4. Taking Each Other for Granted
When appreciation disappears, romance begins to fade. No gratitude, no compliments, and assuming the other person will always stay can quietly erode a connection. People rarely stop loving overnight; they stop feeling seen and valued. A small thank-you, a genuine compliment, or a quiet 'I am glad you are here' can keep emotional warmth alive day after day.
5. Emotional Neglect
Being physically present but emotionally absent is one of the loneliest experiences in a relationship. Never asking how your partner feels, ignoring their emotional needs, or zoning out during conversations makes love feel one-sided. Over time, the neglected partner may shut down, create distance, or lose interest. Being emotionally present keeps intimacy alive.
6. Weaponising Vulnerability
Using someone's fears, insecurities, or private moments against them destroys emotional safety. Once trust is broken in that way, people hesitate to open up again. Emotional safety is fragile and needs care, not cruelty, to survive.
7. Chronic Defensiveness
When every conversation turns into a defensive spiral of excuses, blame-shifting, or saying 'you are too sensitive,' nothing gets resolved. It signals that your partner's feelings are the problem rather than a space to be heard. Over time, they may stop trying to communicate, feeling silenced or dismissed. Healthy dialogue requires openness, not a constant shield.
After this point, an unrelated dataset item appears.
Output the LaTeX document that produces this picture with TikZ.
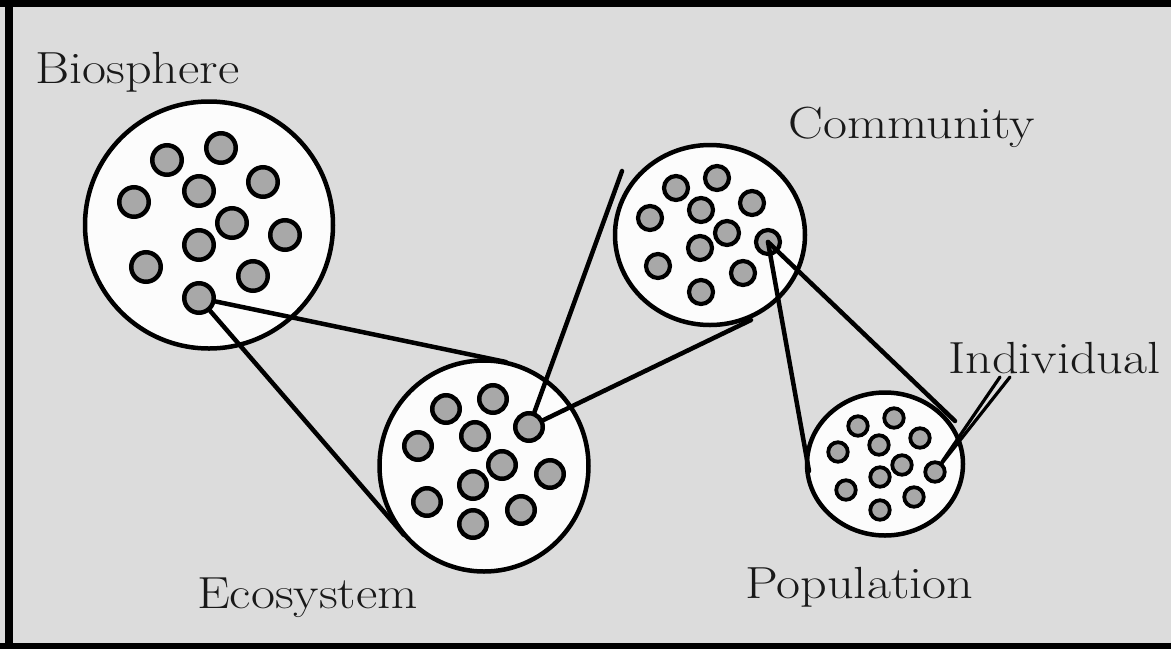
\documentclass[tikz,border=0pt]{standalone}
\usepackage{fontspec}
\usetikzlibrary{shapes.geometric}
\definecolor{bg}{RGB}{220,220,220}
\definecolor{dotgray}{RGB}{168,168,168}
\definecolor{paper}{RGB}{252,252,252}
\newcommand{\mylbl}[1]{\scalebox{1.16}[1]{#1}}
\begin{document}
\begin{tikzpicture}[x=1pt,y=-1pt,
  big/.style={ellipse, draw=black, fill=paper, line width=4.5pt, inner sep=0pt},
  dotB/.style={circle, draw=black, fill=dotgray, line width=4.5pt, inner sep=0pt, minimum size=29.5pt},
  dotE/.style={circle, draw=black, fill=dotgray, line width=4.5pt, inner sep=0pt, minimum size=27.5pt},
  dotC/.style={circle, draw=black, fill=dotgray, line width=4.2pt, inner sep=0pt, minimum size=24pt},
  dotP/.style={circle, draw=black, fill=dotgray, line width=3.8pt, inner sep=0pt, minimum size=19.5pt},
  link/.style={line width=4.5pt, line cap=round},
  thinlink/.style={line width=3.2pt, line cap=round},
  lbl/.style={anchor=base west, inner sep=0pt, text=black!90, font=\fontsize{45}{54}\selectfont}]
\useasboundingbox (0,0) rectangle (1171,649);
\fill[bg] (0,0) rectangle (1171,649);
\fill[black] (0,0) rectangle (1171,7);
\fill[black] (5,0) rectangle (13,649);
\fill[black] (0,643) rectangle (1171,649);

% big circles
\node[big, minimum width=248pt, minimum height=247pt] (bio) at (209,225) {};
\node[big, minimum width=209pt, minimum height=211pt] (eco) at (484,466) {};
\node[big, minimum width=190pt, minimum height=180pt] (com) at (710,235) {};
\node[big, minimum width=156pt, minimum height=143pt] (pop) at (885,464) {};

% biosphere dots
\node[dotB] (b1) at (167,160) {};
\node[dotB] (b2) at (221,148) {};
\node[dotB] (b3) at (263,182) {};
\node[dotB] (b4) at (199,191) {};
\node[dotB] (b5) at (134,202) {};
\node[dotB] (b6) at (232,223) {};
\node[dotB] (b7) at (285,235) {};
\node[dotB] (b8) at (199,245) {};
\node[dotB] (b9) at (146,267) {};
\node[dotB] (b10) at (253,276) {};
\node[dotB] (b11) at (199,298) {};

% ecosystem dots
\node[dotE] (e1) at (446,409) {};
\node[dotE] (e2) at (493,399) {};
\node[dotE] (e3) at (529,427) {};
\node[dotE] (e4) at (475,436) {};
\node[dotE] (e5) at (418,446) {};
\node[dotE] (e6) at (502,465) {};
\node[dotE] (e7) at (550,474) {};
\node[dotE] (e8) at (473,485) {};
\node[dotE] (e9) at (427,502) {};
\node[dotE] (e10) at (521,510) {};
\node[dotE] (e11) at (473,524) {};

% community dots
\node[dotC] (c1) at (676,188) {};
\node[dotC] (c2) at (717,178) {};
\node[dotC] (c3) at (752,203) {};
\node[dotC] (c4) at (701,210) {};
\node[dotC] (c5) at (650,218) {};
\node[dotC] (c6) at (727,233) {};
\node[dotC] (c7) at (700,248) {};
\node[dotC] (c8) at (768,242) {};
\node[dotC] (c9) at (658,266) {};
\node[dotC] (c10) at (743,273) {};
\node[dotC] (c11) at (701,292) {};

% population dots
\node[dotP] (p1) at (858,426) {};
\node[dotP] (p2) at (894,418) {};
\node[dotP] (p3) at (920,438) {};
\node[dotP] (p4) at (879,445) {};
\node[dotP] (p5) at (838,452) {};
\node[dotP] (p6) at (902,465) {};
\node[dotP] (p7) at (880,477) {};
\node[dotP] (p8) at (935,472) {};
\node[dotP] (p9) at (846,490) {};
\node[dotP] (p10) at (914,497) {};
\node[dotP] (p11) at (880,510) {};

% connector end points
\coordinate (t1) at (506,362);
\coordinate (t2) at (404,535);
\coordinate (t3) at (622,171);
\coordinate (t4) at (751,320);
\coordinate (t5) at (955,421);
\coordinate (t6) at (809,471);
\coordinate (i1) at (1000,377);
\coordinate (i2) at (1010,377);

\draw[link] (b11) -- (t1);
\draw[link] (b11) -- (t2);
\draw[link] (e3) -- (t3);
\draw[link] (e3) -- (t4);
\draw[link] (c8.center) -- (t5);
\draw[link] (c8.center) -- (t6);
\draw[thinlink] (i1) -- (p8);
\draw[thinlink] (i2) -- (p8);

% labels
\node[lbl] (lbio) at (35,83) {\mylbl{Biosphere}};
\node[lbl] (lcom) at (788,138) {\mylbl{Community}};
\node[lbl] (lind) at (948,373) {\mylbl{Individual}};
\node[lbl] (leco) at (197,608) {\mylbl{Ecosystem}};
\node[lbl] (lpop) at (745,598) {\mylbl{Population}};
\end{tikzpicture}
\end{document}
8. Lack of Effort After Commitment
Some people stop courting once they feel secure in the relationship. Dates, affection, and curiosity fade, and everything runs on default. Romance does not survive on autopilot. A little ongoing effort, such as small surprises, planned time together, and genuine curiosity, keeps the connection alive. When effort disappears, so does the spark that made the relationship feel special.
9. Contempt and Disrespect
Eye-rolling, sarcasm, mockery, or talking down to your partner slowly poisons the relationship. Contempt implies that the other person is less than you, undermining respect. Over time, it builds a wall between you and your partner. Healthy love cannot survive constant disrespect.
10. Avoiding Growth
Some people stay emotionally stuck. They refuse accountability, never apologise sincerely, and avoid talking about their feelings or patterns. Repeating the same cycles without reflection wears both partners down. Growth is not perfect, but it is necessary. When one or both stop growing, the relationship often stops moving forward as well.